◆ **PROVIDED RECORDS**:
============
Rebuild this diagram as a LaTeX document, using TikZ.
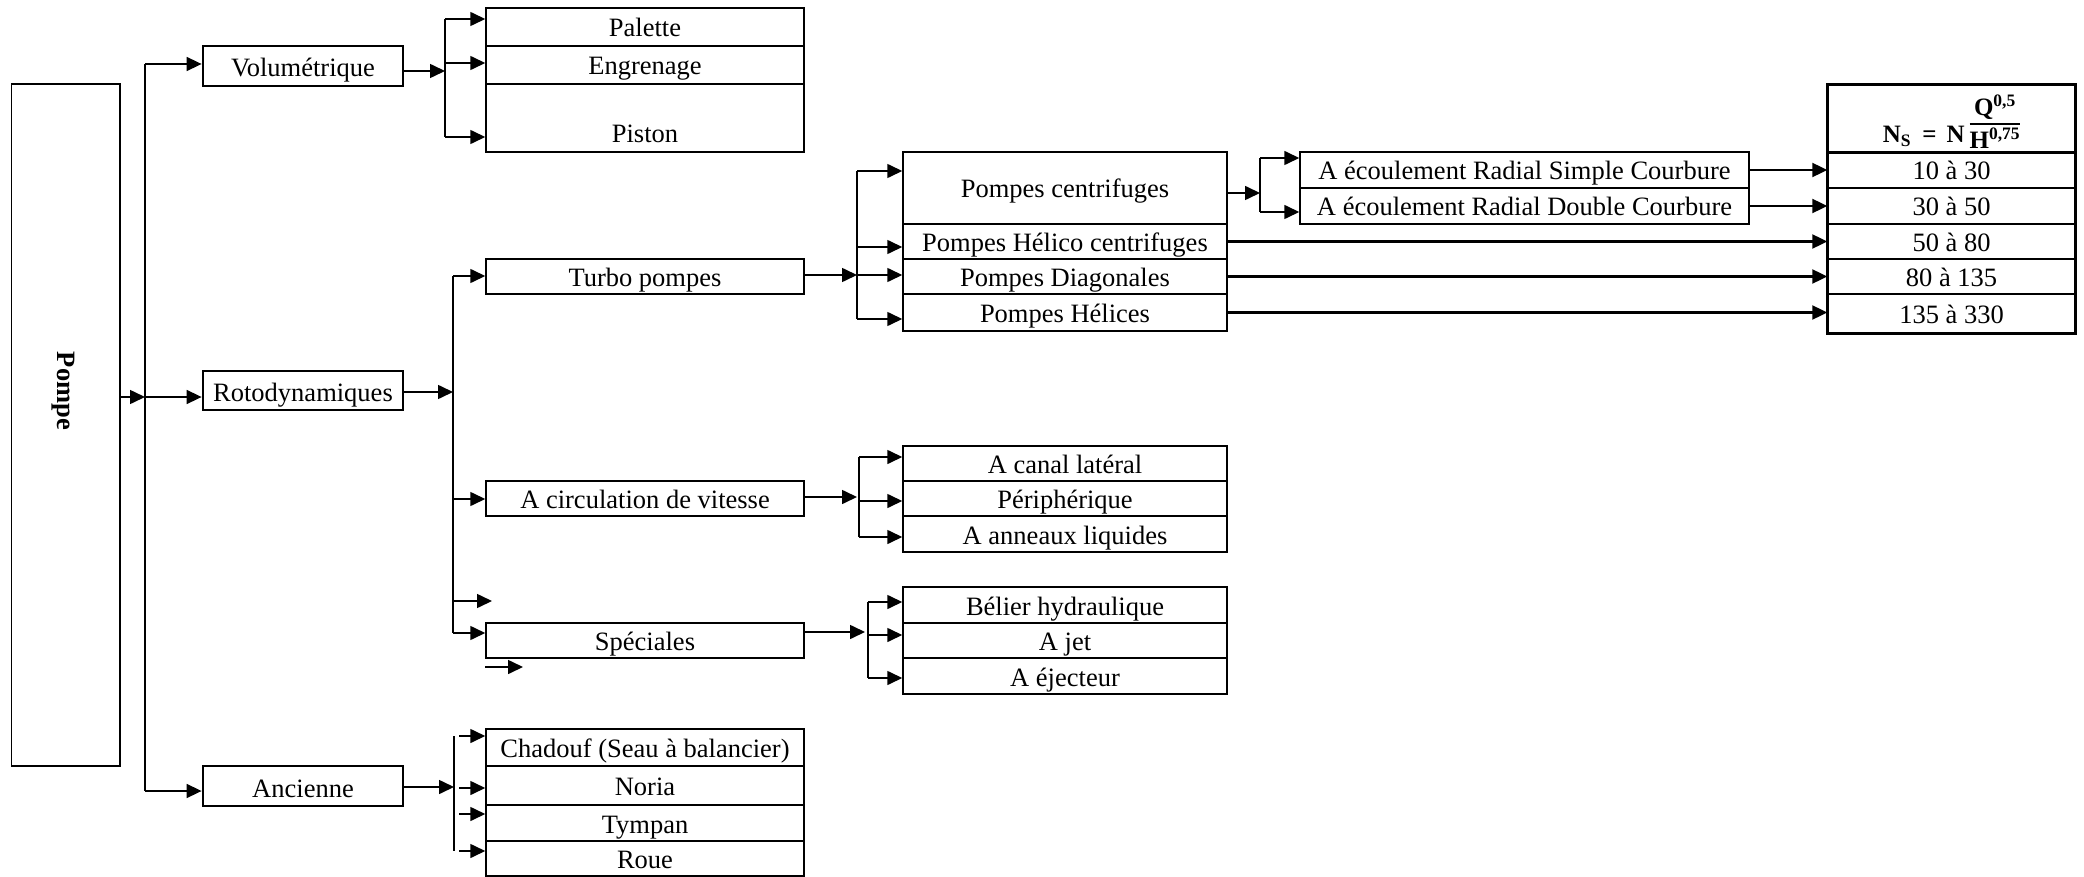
============
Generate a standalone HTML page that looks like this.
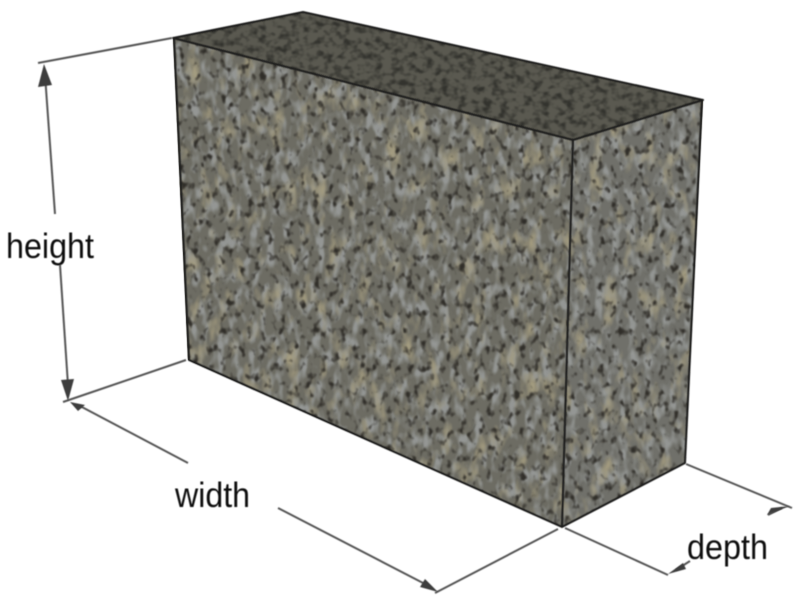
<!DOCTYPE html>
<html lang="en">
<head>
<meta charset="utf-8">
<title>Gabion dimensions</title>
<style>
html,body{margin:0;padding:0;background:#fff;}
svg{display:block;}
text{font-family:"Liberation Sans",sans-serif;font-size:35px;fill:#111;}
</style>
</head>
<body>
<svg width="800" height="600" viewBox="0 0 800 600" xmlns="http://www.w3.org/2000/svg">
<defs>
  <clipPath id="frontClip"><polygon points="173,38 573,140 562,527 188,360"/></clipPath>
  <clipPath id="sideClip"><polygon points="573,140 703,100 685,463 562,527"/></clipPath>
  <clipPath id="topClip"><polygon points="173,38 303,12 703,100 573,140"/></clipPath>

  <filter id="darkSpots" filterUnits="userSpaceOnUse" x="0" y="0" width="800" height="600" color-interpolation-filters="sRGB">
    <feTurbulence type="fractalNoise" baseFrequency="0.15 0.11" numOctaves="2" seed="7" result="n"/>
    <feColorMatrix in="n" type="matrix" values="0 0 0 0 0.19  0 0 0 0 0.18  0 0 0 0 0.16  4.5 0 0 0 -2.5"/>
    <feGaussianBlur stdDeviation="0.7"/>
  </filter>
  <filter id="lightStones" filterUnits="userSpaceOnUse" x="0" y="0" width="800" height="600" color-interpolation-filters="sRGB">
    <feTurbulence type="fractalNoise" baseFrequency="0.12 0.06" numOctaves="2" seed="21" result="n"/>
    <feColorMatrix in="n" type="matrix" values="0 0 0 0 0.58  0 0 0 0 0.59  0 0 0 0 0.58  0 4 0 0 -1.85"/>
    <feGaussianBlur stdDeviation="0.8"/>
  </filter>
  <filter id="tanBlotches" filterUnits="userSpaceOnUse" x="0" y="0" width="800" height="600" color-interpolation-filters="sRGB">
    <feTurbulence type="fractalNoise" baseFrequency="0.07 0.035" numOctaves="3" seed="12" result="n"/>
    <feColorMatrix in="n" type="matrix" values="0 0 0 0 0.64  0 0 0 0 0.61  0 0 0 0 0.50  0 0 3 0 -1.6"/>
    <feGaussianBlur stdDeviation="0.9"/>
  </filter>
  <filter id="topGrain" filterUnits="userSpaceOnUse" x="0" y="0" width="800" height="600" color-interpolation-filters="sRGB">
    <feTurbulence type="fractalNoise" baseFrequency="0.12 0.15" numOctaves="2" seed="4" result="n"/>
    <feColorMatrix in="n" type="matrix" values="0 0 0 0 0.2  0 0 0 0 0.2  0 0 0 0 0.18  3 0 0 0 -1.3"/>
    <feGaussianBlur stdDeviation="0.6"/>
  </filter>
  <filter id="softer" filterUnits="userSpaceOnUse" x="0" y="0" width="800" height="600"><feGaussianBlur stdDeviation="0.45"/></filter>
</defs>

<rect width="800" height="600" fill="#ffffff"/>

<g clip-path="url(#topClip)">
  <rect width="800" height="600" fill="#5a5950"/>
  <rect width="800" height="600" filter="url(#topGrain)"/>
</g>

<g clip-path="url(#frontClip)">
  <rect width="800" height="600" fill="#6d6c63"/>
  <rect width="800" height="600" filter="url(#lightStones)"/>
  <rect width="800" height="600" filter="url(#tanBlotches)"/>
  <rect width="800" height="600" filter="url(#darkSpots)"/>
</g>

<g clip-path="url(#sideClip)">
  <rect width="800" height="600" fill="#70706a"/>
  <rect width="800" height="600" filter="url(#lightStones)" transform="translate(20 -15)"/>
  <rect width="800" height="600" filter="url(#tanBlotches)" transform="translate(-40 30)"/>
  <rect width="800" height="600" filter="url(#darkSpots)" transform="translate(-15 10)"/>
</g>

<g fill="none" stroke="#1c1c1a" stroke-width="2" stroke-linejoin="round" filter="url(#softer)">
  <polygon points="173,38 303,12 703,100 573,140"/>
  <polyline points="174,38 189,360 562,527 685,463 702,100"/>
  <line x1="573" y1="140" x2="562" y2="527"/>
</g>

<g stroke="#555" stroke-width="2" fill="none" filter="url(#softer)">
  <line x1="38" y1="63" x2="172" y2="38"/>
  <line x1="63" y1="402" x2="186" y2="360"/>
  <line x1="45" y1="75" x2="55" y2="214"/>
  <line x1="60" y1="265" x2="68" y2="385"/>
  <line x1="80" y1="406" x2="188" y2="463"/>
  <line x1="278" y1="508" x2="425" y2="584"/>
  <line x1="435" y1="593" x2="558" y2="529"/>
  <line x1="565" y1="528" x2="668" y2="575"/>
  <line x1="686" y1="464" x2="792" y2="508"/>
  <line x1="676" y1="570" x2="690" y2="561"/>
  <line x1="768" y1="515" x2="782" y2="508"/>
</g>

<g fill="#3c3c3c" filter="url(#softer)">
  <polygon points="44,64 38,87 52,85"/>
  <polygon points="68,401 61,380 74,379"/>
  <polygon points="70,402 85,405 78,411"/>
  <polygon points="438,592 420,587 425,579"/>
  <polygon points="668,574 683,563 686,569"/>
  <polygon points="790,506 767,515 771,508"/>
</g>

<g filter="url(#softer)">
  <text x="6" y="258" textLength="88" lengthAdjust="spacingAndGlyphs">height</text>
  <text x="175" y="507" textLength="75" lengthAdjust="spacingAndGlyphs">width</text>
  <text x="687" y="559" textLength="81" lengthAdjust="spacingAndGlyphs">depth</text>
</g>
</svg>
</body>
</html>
============
Tally up the lines holding the word "this" in the data above, and answer with that figure only.

2